Restate the data exactly as given and keep the pictures out.
_ _ _ _
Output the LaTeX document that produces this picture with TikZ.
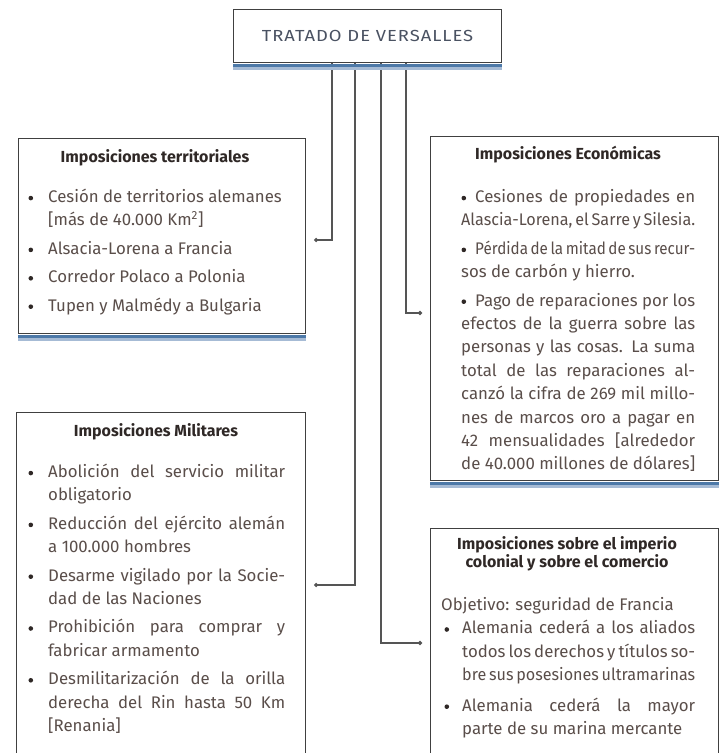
\documentclass[tikz,border=0pt]{standalone}
\usepackage{fontspec}
\setmainfont{Fira Sans}
\newfontfamily\titlefont[FakeStretch=1.15,LetterSpace=6]{Fira Sans}
\usetikzlibrary{arrows.meta,calc}
\definecolor{boxline}{HTML}{404040}
\definecolor{connc}{HTML}{555555}
\definecolor{shadowA}{HTML}{4D79A8}
\definecolor{shadowB}{HTML}{A6BBD5}
\definecolor{txtc}{HTML}{5A4E4A}
\definecolor{headc}{HTML}{2F2826}
\definecolor{titlec}{HTML}{4A5262}
\newcommand\mybul{\raisebox{2.2pt}{\tikz\fill[headc] (0,0) circle (2.3pt);}}
\newcommand\Bul[1]{\makebox[#1][l]{\hspace{0.3pt}\mybul}}
\newcommand\Jl[2]{\setbox0\hbox{#2}%
  \ifdim\wd0>#1\relax
    \setbox0\hbox{\spaceskip=0.17em #2}%
    \ifdim\wd0>#1\relax
      \resizebox{#1}{\height}{\spaceskip=0.17em #2}%
    \else
      \makebox[#1][s]{\spaceskip=0.17em plus 1em #2}%
    \fi
  \else\makebox[#1][s]{#2}\fi}
\begin{document}
\begin{tikzpicture}[x=1pt,y=-1pt,
  box/.style={draw=boxline, line width=1.1pt, fill=white, inner sep=0pt, anchor=north west},
  conn/.style={draw=connc, line width=1.6pt, -{Circle[length=4pt]}, shorten >=8pt},
  head/.style={font=\fontsize{16}{15.7}\selectfont\bfseries, text=headc, inner sep=0pt, align=center},
  body/.style={font=\fontsize{16.8}{23.4}\selectfont, text=txtc, inner sep=0pt, anchor=north west, align=left}]
\useasboundingbox (0,0) rectangle (722,753);
\clip (0,0) rectangle (722,753);
\fill[white] (0,0) rectangle (722,753);

% boxes
\node[box, minimum width=268pt, minimum height=53pt, font=\titlefont\fontsize{16}{18}\selectfont, text=titlec] (btop) at (233,9) {TRATADO DE VERSALLES};
\node[box, minimum width=287pt, minimum height=195pt] (bterr) at (18,138) {};
\node[box, minimum width=288pt, minimum height=344pt] (beco) at (430,136) {};
\node[box, minimum width=289pt, minimum height=360pt] (bmil) at (16,412) {};
\node[box, minimum width=288pt, minimum height=240pt] (bcol) at (430,528) {};

% connectors
\coordinate (k1) at (332,240);
\coordinate (k2) at (355,585);
\coordinate (k3) at (381,643);
\coordinate (k4) at (406,313);
\draw[conn] (btop.south -| k1) |- (bterr.east |- k1);
\draw[conn] (btop.south -| k2) |- (bmil.east |- k2);
\draw[conn] (btop.south -| k3) |- (bcol.west |- k3);
\draw[conn] (btop.south -| k4) |- (beco.west |- k4);

% shadows under boxes
\foreach \b in {btop,bterr,beco}{
  \fill[shadowB] ($(\b.south west)+(0,0.55)$) rectangle ($(\b.south east)+(0,6.5)$);
  \fill[shadowA] ($(\b.south west)+(0,0.55)$) rectangle ($(\b.south east)+(0,3.8)$);
}

% headings
\node[head] (hterr) at (155,158) {Imposiciones territoriales};
\node[head] (heco) at (568,155) {Imposiciones Económicas};
\node[head] (hmil) at (156,432) {Imposiciones Militares};
\node[head] (hcol) at (567,554) {Imposiciones sobre el imperio\\colonial y sobre el comercio};

% bodies
\node[body] (tterr) at (28,186) {\strut\Bul{20pt}Cesión de territorios alemanes\\
\hspace*{20pt}[más de 40.000 Km\textsuperscript{2}]\\[5pt]
\Bul{20pt}Alsacia-Lorena a Francia\\[5pt]
\Bul{20pt}Corredor Polaco a Polonia\\[5pt]
\Bul{20pt}Tupen y Malmédy a Bulgaria};

\node[body] (teco) at (461,186) {\strut\Bul{14pt}\Jl{220pt}{Cesiones de propiedades en}\\
\Jl{234pt}{Alascia-Lorena, el Sarre y Silesia.}\\[5pt]
\Bul{14pt}\Jl{220pt}{Pérdida de la mitad de sus recur-}\\
sos de carbón y hierro.\\[5pt]
\Bul{14pt}\Jl{220pt}{Pago de reparaciones por los}\\
\Jl{234pt}{efectos de la guerra sobre las}\\
\Jl{234pt}{personas y las cosas. La suma}\\
\Jl{234pt}{total de las reparaciones al-}\\
\Jl{234pt}{canzó la cifra de 269 mil millo-}\\
\Jl{234pt}{nes de marcos oro a pagar en}\\
\Jl{234pt}{42 mensualidades [alrededor}\\
\Jl{234pt}{de 40.000 millones de dólares]}};

\node[body] (tmil) at (28,461) {\strut\Bul{20pt}\Jl{237pt}{Abolición del servicio militar}\\
\hspace*{20pt}obligatorio\\[5pt]
\Bul{20pt}\Jl{237pt}{Reducción del ejército alemán}\\
\hspace*{20pt}a 100.000 hombres\\[5pt]
\Bul{20pt}\Jl{237pt}{Desarme vigilado por la Socie-}\\
\hspace*{20pt}dad de las Naciones\\[5pt]
\Bul{20pt}\Jl{237pt}{Prohibición para comprar y}\\
\hspace*{20pt}fabricar armamento\\[5pt]
\Bul{20pt}\Jl{237pt}{Desmilitarización de la orilla}\\
\hspace*{20pt}\Jl{237pt}{derecha del Rin hasta 50 Km}\\
\hspace*{20pt}[Renania]};

\node[body] (tcol) at (441,594) {\strut Objetivo: seguridad de Francia\\
\hspace*{3pt}\Bul{18pt}\Jl{233pt}{Alemania cederá a los aliados}\\
\hspace*{21pt}\Jl{233pt}{todos los derechos y títulos so-}\\
\hspace*{21pt}\Jl{233pt}{bre sus posesiones ultramarinas}\\[7pt]
\hspace*{3pt}\Bul{18pt}\Jl{233pt}{Alemania cederá la mayor}\\
\hspace*{21pt}parte de su marina mercante};
\end{tikzpicture}
\end{document}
_ _ _ _
» SOLUTION TO THE PROBLEM:
Output the LaTeX document that produces this picture with TikZ.
\documentclass[tikz,border=0pt]{standalone}
\usepackage{fontspec}
\setmainfont{Fira Sans}
\newfontfamily\titlefont[FakeStretch=1.15,LetterSpace=6]{Fira Sans}
\usetikzlibrary{arrows.meta,calc}
\definecolor{boxline}{HTML}{404040}
\definecolor{connc}{HTML}{555555}
\definecolor{shadowA}{HTML}{4D79A8}
\definecolor{shadowB}{HTML}{A6BBD5}
\definecolor{txtc}{HTML}{5A4E4A}
\definecolor{headc}{HTML}{2F2826}
\definecolor{titlec}{HTML}{4A5262}
\newcommand\mybul{\raisebox{2.2pt}{\tikz\fill[headc] (0,0) circle (2.3pt);}}
\newcommand\Bul[1]{\makebox[#1][l]{\hspace{0.3pt}\mybul}}
\newcommand\Jl[2]{\setbox0\hbox{#2}%
  \ifdim\wd0>#1\relax
    \setbox0\hbox{\spaceskip=0.17em #2}%
    \ifdim\wd0>#1\relax
      \resizebox{#1}{\height}{\spaceskip=0.17em #2}%
    \else
      \makebox[#1][s]{\spaceskip=0.17em plus 1em #2}%
    \fi
  \else\makebox[#1][s]{#2}\fi}
\begin{document}
\begin{tikzpicture}[x=1pt,y=-1pt,
  box/.style={draw=boxline, line width=1.1pt, fill=white, inner sep=0pt, anchor=north west},
  conn/.style={draw=connc, line width=1.6pt, -{Circle[length=4pt]}, shorten >=8pt},
  head/.style={font=\fontsize{16}{15.7}\selectfont\bfseries, text=headc, inner sep=0pt, align=center},
  body/.style={font=\fontsize{16.8}{23.4}\selectfont, text=txtc, inner sep=0pt, anchor=north west, align=left}]
\useasboundingbox (0,0) rectangle (722,753);
\clip (0,0) rectangle (722,753);
\fill[white] (0,0) rectangle (722,753);

% boxes
\node[box, minimum width=268pt, minimum height=53pt, font=\titlefont\fontsize{16}{18}\selectfont, text=titlec] (btop) at (233,9) {TRATADO DE VERSALLES};
\node[box, minimum width=287pt, minimum height=195pt] (bterr) at (18,138) {};
\node[box, minimum width=288pt, minimum height=344pt] (beco) at (430,136) {};
\node[box, minimum width=289pt, minimum height=360pt] (bmil) at (16,412) {};
\node[box, minimum width=288pt, minimum height=240pt] (bcol) at (430,528) {};

% connectors
\coordinate (k1) at (332,240);
\coordinate (k2) at (355,585);
\coordinate (k3) at (381,643);
\coordinate (k4) at (406,313);
\draw[conn] (btop.south -| k1) |- (bterr.east |- k1);
\draw[conn] (btop.south -| k2) |- (bmil.east |- k2);
\draw[conn] (btop.south -| k3) |- (bcol.west |- k3);
\draw[conn] (btop.south -| k4) |- (beco.west |- k4);

% shadows under boxes
\foreach \b in {btop,bterr,beco}{
  \fill[shadowB] ($(\b.south west)+(0,0.55)$) rectangle ($(\b.south east)+(0,6.5)$);
  \fill[shadowA] ($(\b.south west)+(0,0.55)$) rectangle ($(\b.south east)+(0,3.8)$);
}

% headings
\node[head] (hterr) at (155,158) {Imposiciones territoriales};
\node[head] (heco) at (568,155) {Imposiciones Económicas};
\node[head] (hmil) at (156,432) {Imposiciones Militares};
\node[head] (hcol) at (567,554) {Imposiciones sobre el imperio\\colonial y sobre el comercio};

% bodies
\node[body] (tterr) at (28,186) {\strut\Bul{20pt}Cesión de territorios alemanes\\
\hspace*{20pt}[más de 40.000 Km\textsuperscript{2}]\\[5pt]
\Bul{20pt}Alsacia-Lorena a Francia\\[5pt]
\Bul{20pt}Corredor Polaco a Polonia\\[5pt]
\Bul{20pt}Tupen y Malmédy a Bulgaria};

\node[body] (teco) at (461,186) {\strut\Bul{14pt}\Jl{220pt}{Cesiones de propiedades en}\\
\Jl{234pt}{Alascia-Lorena, el Sarre y Silesia.}\\[5pt]
\Bul{14pt}\Jl{220pt}{Pérdida de la mitad de sus recur-}\\
sos de carbón y hierro.\\[5pt]
\Bul{14pt}\Jl{220pt}{Pago de reparaciones por los}\\
\Jl{234pt}{efectos de la guerra sobre las}\\
\Jl{234pt}{personas y las cosas. La suma}\\
\Jl{234pt}{total de las reparaciones al-}\\
\Jl{234pt}{canzó la cifra de 269 mil millo-}\\
\Jl{234pt}{nes de marcos oro a pagar en}\\
\Jl{234pt}{42 mensualidades [alrededor}\\
\Jl{234pt}{de 40.000 millones de dólares]}};

\node[body] (tmil) at (28,461) {\strut\Bul{20pt}\Jl{237pt}{Abolición del servicio militar}\\
\hspace*{20pt}obligatorio\\[5pt]
\Bul{20pt}\Jl{237pt}{Reducción del ejército alemán}\\
\hspace*{20pt}a 100.000 hombres\\[5pt]
\Bul{20pt}\Jl{237pt}{Desarme vigilado por la Socie-}\\
\hspace*{20pt}dad de las Naciones\\[5pt]
\Bul{20pt}\Jl{237pt}{Prohibición para comprar y}\\
\hspace*{20pt}fabricar armamento\\[5pt]
\Bul{20pt}\Jl{237pt}{Desmilitarización de la orilla}\\
\hspace*{20pt}\Jl{237pt}{derecha del Rin hasta 50 Km}\\
\hspace*{20pt}[Renania]};

\node[body] (tcol) at (441,594) {\strut Objetivo: seguridad de Francia\\
\hspace*{3pt}\Bul{18pt}\Jl{233pt}{Alemania cederá a los aliados}\\
\hspace*{21pt}\Jl{233pt}{todos los derechos y títulos so-}\\
\hspace*{21pt}\Jl{233pt}{bre sus posesiones ultramarinas}\\[7pt]
\hspace*{3pt}\Bul{18pt}\Jl{233pt}{Alemania cederá la mayor}\\
\hspace*{21pt}parte de su marina mercante};
\end{tikzpicture}
\end{document}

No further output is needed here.